— BEGIN —

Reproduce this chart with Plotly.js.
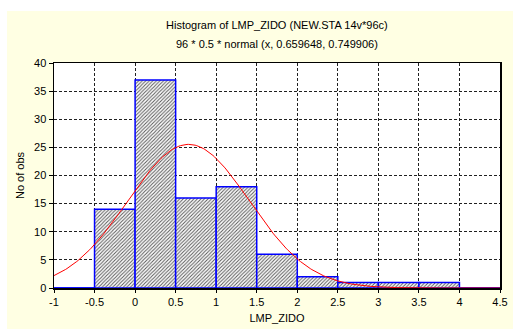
<!DOCTYPE html>
<html>
<head>
<meta charset="utf-8">
<script src="https://cdn.plot.ly/plotly-3.0.1.min.js"></script>
<style>
  html, body { margin: 0; padding: 0; background: #ffffff; }
  #chart { position: absolute; left: 7px; top: 11px; width: 506px; height: 318px; }
</style>
</head>
<body>
<div id="chart"></div>
<script>
// Histogram bins of LMP_ZIDO (width 0.5) and observed counts
const binStarts = [-1, -0.5, 0, 0.5, 1, 1.5, 2, 2.5, 3, 3.5, 4];
const binWidth = 0.5;
const counts = [0, 14, 37, 16, 18, 6, 2, 1, 1, 1, 0];

// Fitted normal: N * binWidth * normal(x, mean, sd)
const nObs = 96;
const mean = 0.659648;
const sd = 0.749906;

const xTicks = [-1, -0.5, 0, 0.5, 1, 1.5, 2, 2.5, 3, 3.5, 4, 4.5];
const yTicks = [0, 5, 10, 15, 20, 25, 30, 35, 40];

const binCenters = binStarts.map(s => s + binWidth / 2);

// Expected-count curve sampled across the axis range
const curveX = [];
const curveY = [];
for (let x = -1; x <= 4.5001; x += 0.02) {
  const z = (x - mean) / sd;
  curveX.push(x);
  curveY.push(nObs * binWidth * Math.exp(-0.5 * z * z) / (sd * Math.sqrt(2 * Math.PI)));
}

// Empty bins still get their blue base edge
const emptyX = [];
const emptyY = [];
binStarts.forEach((s, i) => {
  if (counts[i] === 0) {
    emptyX.push(s, s + binWidth, null);
    emptyY.push(0, 0, null);
  }
});

const font = { family: 'Liberation Sans, Arial, sans-serif', size: 11, color: '#000' };

const traces = [
  {
    type: 'bar',
    x: binCenters,
    y: counts,
    width: binWidth,
    marker: {
      color: '#ffffff',
      line: { color: '#0000ff', width: 1.5 },
      pattern: { shape: '/', fgcolor: '#5a5a5a', bgcolor: '#ffffff', size: 2.5, solidity: 0.4 }
    },
    hoverinfo: 'x+y',
    showlegend: false
  },
  {
    type: 'scatter',
    mode: 'lines',
    x: emptyX,
    y: emptyY,
    line: { color: '#0000ff', width: 1.5 },
    hoverinfo: 'skip',
    showlegend: false
  },
  {
    type: 'scatter',
    mode: 'lines',
    x: curveX,
    y: curveY,
    line: { color: '#ff0000', width: 1 },
    showlegend: false
  }
];

const layout = {
  width: 506,
  height: 318,
  paper_bgcolor: '#ffffe3',
  plot_bgcolor: '#ffffff',
  font: font,
  margin: { l: 47, r: 13, t: 52, b: 41 },
  bargap: 0,
  xaxis: {
    range: [-1, 4.5],
    tickvals: xTicks,
    ticktext: xTicks.map(String),
    ticks: 'outside',
    ticklen: 3,
    tickcolor: '#000',
    showline: true,
    linecolor: '#000',
    linewidth: 1.5,
    mirror: true,
    showgrid: true,
    gridcolor: '#202020',
    griddash: '3px,2px',
    gridwidth: 1,
    zeroline: false,
    title: { text: 'LMP_ZIDO', font: font, standoff: 7 }
  },
  yaxis: {
    range: [0, 40],
    tickvals: yTicks,
    ticks: 'outside',
    ticklen: 4,
    tickcolor: '#000',
    showline: true,
    linecolor: '#000',
    linewidth: 1.5,
    mirror: true,
    showgrid: true,
    gridcolor: '#202020',
    griddash: '3px,2px',
    gridwidth: 1,
    zeroline: false,
    title: { text: 'No of obs', font: font, standoff: 7 }
  },
  annotations: [
    {
      text: 'Histogram of LMP_ZIDO (NEW.STA 14v*96c)',
      xref: 'paper', yref: 'paper', x: 0.5, y: 1,
      xanchor: 'center', yanchor: 'middle', yshift: 38,
      showarrow: false, font: font
    },
    {
      text: '96 * 0.5 * normal (x, 0.659648, 0.749906)',
      xref: 'paper', yref: 'paper', x: 0.5, y: 1,
      xanchor: 'center', yanchor: 'middle', yshift: 19,
      showarrow: false, font: font
    }
  ]
};

Plotly.newPlot('chart', traces, layout, { displayModeBar: false, staticPlot: true });
</script>
</body>
</html>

— END —

WHAT NEEDS TO BE DONE.
Your task is to repeat the data above exactly while excluding the pictures.

EXERCISE OUTPUT.
Reproduce this chart with Plotly.js.
<!DOCTYPE html>
<html>
<head>
<meta charset="utf-8">
<script src="https://cdn.plot.ly/plotly-3.0.1.min.js"></script>
<style>
  html, body { margin: 0; padding: 0; background: #ffffff; }
  #chart { position: absolute; left: 7px; top: 11px; width: 506px; height: 318px; }
</style>
</head>
<body>
<div id="chart"></div>
<script>
// Histogram bins of LMP_ZIDO (width 0.5) and observed counts
const binStarts = [-1, -0.5, 0, 0.5, 1, 1.5, 2, 2.5, 3, 3.5, 4];
const binWidth = 0.5;
const counts = [0, 14, 37, 16, 18, 6, 2, 1, 1, 1, 0];

// Fitted normal: N * binWidth * normal(x, mean, sd)
const nObs = 96;
const mean = 0.659648;
const sd = 0.749906;

const xTicks = [-1, -0.5, 0, 0.5, 1, 1.5, 2, 2.5, 3, 3.5, 4, 4.5];
const yTicks = [0, 5, 10, 15, 20, 25, 30, 35, 40];

const binCenters = binStarts.map(s => s + binWidth / 2);

// Expected-count curve sampled across the axis range
const curveX = [];
const curveY = [];
for (let x = -1; x <= 4.5001; x += 0.02) {
  const z = (x - mean) / sd;
  curveX.push(x);
  curveY.push(nObs * binWidth * Math.exp(-0.5 * z * z) / (sd * Math.sqrt(2 * Math.PI)));
}

// Empty bins still get their blue base edge
const emptyX = [];
const emptyY = [];
binStarts.forEach((s, i) => {
  if (counts[i] === 0) {
    emptyX.push(s, s + binWidth, null);
    emptyY.push(0, 0, null);
  }
});

const font = { family: 'Liberation Sans, Arial, sans-serif', size: 11, color: '#000' };

const traces = [
  {
    type: 'bar',
    x: binCenters,
    y: counts,
    width: binWidth,
    marker: {
      color: '#ffffff',
      line: { color: '#0000ff', width: 1.5 },
      pattern: { shape: '/', fgcolor: '#5a5a5a', bgcolor: '#ffffff', size: 2.5, solidity: 0.4 }
    },
    hoverinfo: 'x+y',
    showlegend: false
  },
  {
    type: 'scatter',
    mode: 'lines',
    x: emptyX,
    y: emptyY,
    line: { color: '#0000ff', width: 1.5 },
    hoverinfo: 'skip',
    showlegend: false
  },
  {
    type: 'scatter',
    mode: 'lines',
    x: curveX,
    y: curveY,
    line: { color: '#ff0000', width: 1 },
    showlegend: false
  }
];

const layout = {
  width: 506,
  height: 318,
  paper_bgcolor: '#ffffe3',
  plot_bgcolor: '#ffffff',
  font: font,
  margin: { l: 47, r: 13, t: 52, b: 41 },
  bargap: 0,
  xaxis: {
    range: [-1, 4.5],
    tickvals: xTicks,
    ticktext: xTicks.map(String),
    ticks: 'outside',
    ticklen: 3,
    tickcolor: '#000',
    showline: true,
    linecolor: '#000',
    linewidth: 1.5,
    mirror: true,
    showgrid: true,
    gridcolor: '#202020',
    griddash: '3px,2px',
    gridwidth: 1,
    zeroline: false,
    title: { text: 'LMP_ZIDO', font: font, standoff: 7 }
  },
  yaxis: {
    range: [0, 40],
    tickvals: yTicks,
    ticks: 'outside',
    ticklen: 4,
    tickcolor: '#000',
    showline: true,
    linecolor: '#000',
    linewidth: 1.5,
    mirror: true,
    showgrid: true,
    gridcolor: '#202020',
    griddash: '3px,2px',
    gridwidth: 1,
    zeroline: false,
    title: { text: 'No of obs', font: font, standoff: 7 }
  },
  annotations: [
    {
      text: 'Histogram of LMP_ZIDO (NEW.STA 14v*96c)',
      xref: 'paper', yref: 'paper', x: 0.5, y: 1,
      xanchor: 'center', yanchor: 'middle', yshift: 38,
      showarrow: false, font: font
    },
    {
      text: '96 * 0.5 * normal (x, 0.659648, 0.749906)',
      xref: 'paper', yref: 'paper', x: 0.5, y: 1,
      xanchor: 'center', yanchor: 'middle', yshift: 19,
      showarrow: false, font: font
    }
  ]
};

Plotly.newPlot('chart', traces, layout, { displayModeBar: false, staticPlot: true });
</script>
</body>
</html>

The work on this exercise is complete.